“De cético, ou pelo menos tímido, o pensamento jurídico português evoluiu rapidamente para um estádio de genuíno acolhimento dos animais no coração do Direito, ao ponto de autorizar a identificação, na plenitude do seu sentido axiológico, de um novíssimo lugar dos animais no mundo do direito (que se afirmará progressivamente ao longo do século XXI como reflexo inequívoco da Humanidade)”.
Estas sugestivas palavras de Filipa Sá, Assistente da Faculdade de Direito de Coimbra, levam-nos a indagar sobre o fundamento que subjaz à proteção dos animais no nosso ordenamento jurídico.
O direito visa proteger e regular os valores que a comunidade considera mais relevantes num determinado contexto histórico e social e estes valores vão sendo constantemente alterados dada a plasticidade da vivência terrena. Mas visa também formar esses valores, quando o estado evolutivo ou civilizacional assim o exige.
Há muito que os valores ancorados na nossa comunidade reclamavam a proteção dos animais mas o positivismo moderno instalado entre nós centrou-se quase que exclusivamente no humanismo. As críticas transcendentalistas e pós-modernas vieram trazer a questão dos animais novamente ao pensamento jurídico.
Que lugar ocupam então os animais não humanos na axiologia comunitária hodierna?
A indagação não é meramente retórica se considerarmos que frequentemente somos assolados com casos de maus tratos a animais mais compatíveis com um cenário apocalíptico cinematográfico do que com a realidade.
Ora, se afirmamos que os valores comunitários determinam que os animais não humanos recebam tratamento igual à dignidade existencial de que gozam, não é despiciendo tentar encontrar o que conduz determinadas pessoas a condutas de mau trato, que não são raras – iteramos!
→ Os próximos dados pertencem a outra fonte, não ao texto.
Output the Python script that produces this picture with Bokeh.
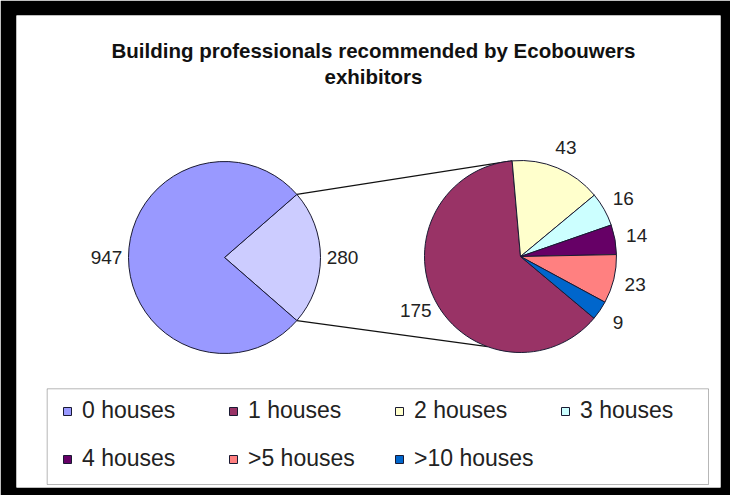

Desde logo nos deparamos com a própria incongruência do direito no tratamento dos animais não humanos! Reconhecendo o princípio da sua dignidade, atribui-se aos animais não humanos em Portugal um estatuto próprio mas, concomitantemente, determina-se que no que não estiver especificamente previsto, se aplica o regime das coisas.
Se partimos dos valores que uma determinada comunidade, contexto e história impõem, como podemos, ao mesmo tempo, afirmar esse valor como premente e retirar-lhe força?
A regulação pelo direito pode surgir para formação da consciência axiológica-comunitária ou decorrer dessa. No caso dos animais não humanos, a alteração ao seu estatuto jurídico em Portugal ocorreu na sequência do reconhecimento de valores cuja regulação a comunidade já exigia.
Quedou por trilhar o caminho da formação da consciência da comunidade relativamente a outros valores – ainda não consensuais entre as pessoas, mas exigidos pelo estado civilizacional atual e pelo próprio fundamento teleológico subjacente à regulamentação dos direitos dos animais não humanos!
Chegaremos lá! Se há dez anos atrás era impensável o caminho já efetuado neste âmbito, o panorama de evolução dá-nos alento e confiança que o Direito continuará o seu trilho em direção à plena efetivação da dignidade dos animais não humanos!
Tal como refere a Professora Teresa Pizarro Beleza, “O Direito é um mundo estranho. Subjuga e liberta, confina e abre horizontes, cria identidades e destrói-as.”.